Psychologist and author Sara Dimerman suggests there’s a simple explanation for our newfound bravery. “The reason that most parents want to face their fears is because they’re afraid that if they don’t, their children will be affected by their modelling and take on the same fears too.”
So we jump in the pool or we board a plane or ride a roller coaster to prevent our children from developing our same anxieties.
Sara says, “Often no words are spoken about the fear, but the child picks up on her parent’s body language and behaviour, copies and may even feel it too.”
It’s important to face these fears, but it’s also OK to speak honestly with your child and let your son or daughter know you are human, and that you too feel stress and anxiety in some situations.
My husband won’t help when our girls are sick with the stomach flu. He negotiated early on in our parenting journey, “I’ll take blood – you take vomit.” He didn’t think he could handle the exposure and all that comes with cleaning up after a sick child, except he has stepped in with an old towel and cold compress time and again.
I asked Sara Dimerman if this is the equivalent of having “super human strength.” That we would fiercely defend our kids from perceived danger and our reactions are almost instant despite our own fears.
“We often don’t know what we are capable of until we put another person’s needs ahead of our own. The difference is that when our child is in danger, we don’t have time to fret about our own feelings. We just dive into action and then when we think back later, wonder where we got our strength from.”
How about acting silly in front of strangers? Katie Todd of Guelph, Ont. describes that feeling of walking with purpose into a building you’ve never visited before, pretending you know where the coat cubbies are and the procedure for signing in, all to maintain a level of comfort for your child, before being herded into a circle and asked to sing (sometimes solo) in front of a group of total strangers.
In some cases, we don’t even know the words. Sometimes there are actions and dance moves.
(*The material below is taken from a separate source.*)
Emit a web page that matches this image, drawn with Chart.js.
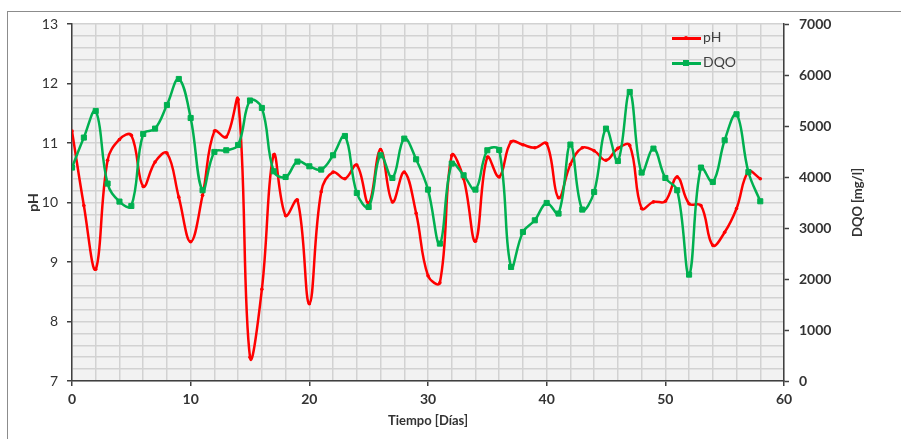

I thought the number one fear in humans was public speaking and here I am expected to do the “running man” while making mouse ears and shout-singing “Wake up little bunnies, hop hop hop.” This seems so unnatural and yet we do it.
“As parents we choose to confront our fears because we don’t want our children to experience that fear, too,” says Sara. “However, even with the best of intentions, our children often share our fears – sometimes because they have inherited that tendency and often because there are many universal fears.”
So maybe it’s sleeping outside in a tent or holding a python at a birthday party or crawling through a dark tunnel “fort” alongside an excited toddler.
Facing our fears as parents is natural.
My daughters are now 11, nine and five. A year ago, I joined a Masters swimming group and swim lengths twice a week with a great bunch of parents. I haven’t yet agreed to swim with sharks.
Psychologist Sara Dimerman offers this advice for dealing with your child’s fears.
Acknowledge that fear is a normal human emotion and that everyone experiences it – some more than others.
Monitor your reaction to experiences or things that you are afraid of so that you don’t over react. For example, if you see a spider, try not to squeal or scream. Your actions will affect how your children perceive the event, too.
Let your children know that even when it takes a lot of courage to approach things they are afraid of, they will be glad they did when they overcome the fear.
Model facing fear head on.
Let your children know the anticipation of something is often much more scary than the actual event – getting a needle, for example.